View Full Version : Lena Dunham pays tribute to her Girls dad Peter Scolari


TMC
10-23-2021, 02:49 AM
https://www.instagram.com/p/CVV1PRHv-7Z/

"The shyest extrovert, the most dramatic comedian, the most humble icon," she wrote on Instagram of Scolari, who won an Emmy for playing Tad Horvath on Girls. "You had lived enough life to know that a TV show was just a TV show, but also to appreciate just what it meant to be allowed to play pretend for a living- and you never let us forget that this job was a privilege. I remember when you came back from doing a production of the Music Man somewhere- the theater had basically been a barn, there had been no WiFi and you had no understudy- and you were as grateful and delighted as you were when you were nominated for an Emmy. You bragged nonstop about your kids, you had the best stories- like when you did Circus of the Stars and 'that’s when I learned to walk a tightrope, there’s not much to it'- and when we told you that you would be coming out of the closet on the show you said “thank you, you can trust me with this.” Becky Ann and I loved every second of playing your family and I couldn’t have been raised up by a better TV 'papa.' Thank you, Scolari, for every chat between set ups, every hug onscreen and off and every 'Oh, Jeez.' We will miss you so much."


Peter Scolari's Emmy-winning Girls performance was a key to the show's success (https://variety.com/2021/tv/reviews/peter-scolari-girls-appreciation-1235095542/): "As Tad, Hannah Horvath’s father, Scolari brought rare sensitivity and care to a tricky character who evolved radically through the show’s run," says Daniel D'Addario. "It took a great actor to pull off some of the shifts in Tad Horvath over the seasons of Girls, but those shifts always felt, in Scolari’s telling, like the evolution of a person coming into contact with himself. Girls depicted a funny parallel journey among the members of the Horvath family: As millennial Hannah (Lena Dunham) grew gradually disillusioned with life among the sexually liberated creative class of Brooklyn, her boomer parents (Scolari and Becky Ann Baker) began to try living on their own terms for the first time. They met less in the middle than in a sort of upside-down reality where, by the show’s end, Hannah was parenting her elders. This element of the show could, in the writing of the series, strain credulity — Hannah’s parents, both academics, seemed at first oddly cosseted.

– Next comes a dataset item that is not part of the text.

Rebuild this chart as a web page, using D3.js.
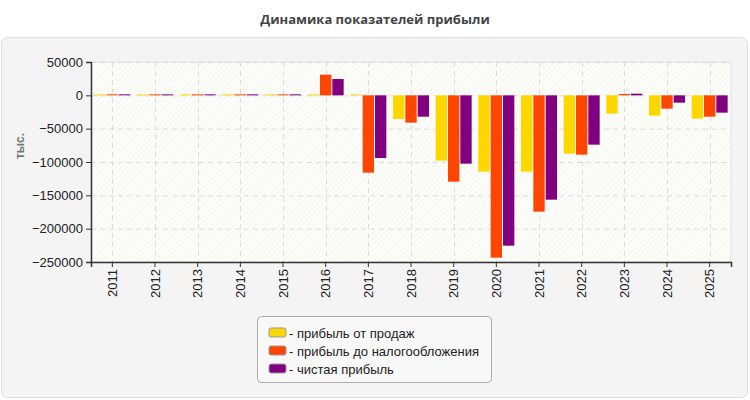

And later in the show’s run, they became libertine at times that suggested the show was seeking a source of spectacle and oddity. But Scolari, especially, leaned hard on the shared reality of the Horvath family, no matter how far from its origins the show got."

Cbalducc
10-24-2021, 04:41 PM
It is ironic that Peter, best known for his roles on light-hearted sitcoms, would be cast in this controversial series and win an Emmy for his performance.

PracTz
10-26-2021, 09:50 AM
That's like the first positive thing Miss Dunham has said about. .. anyone in a long time!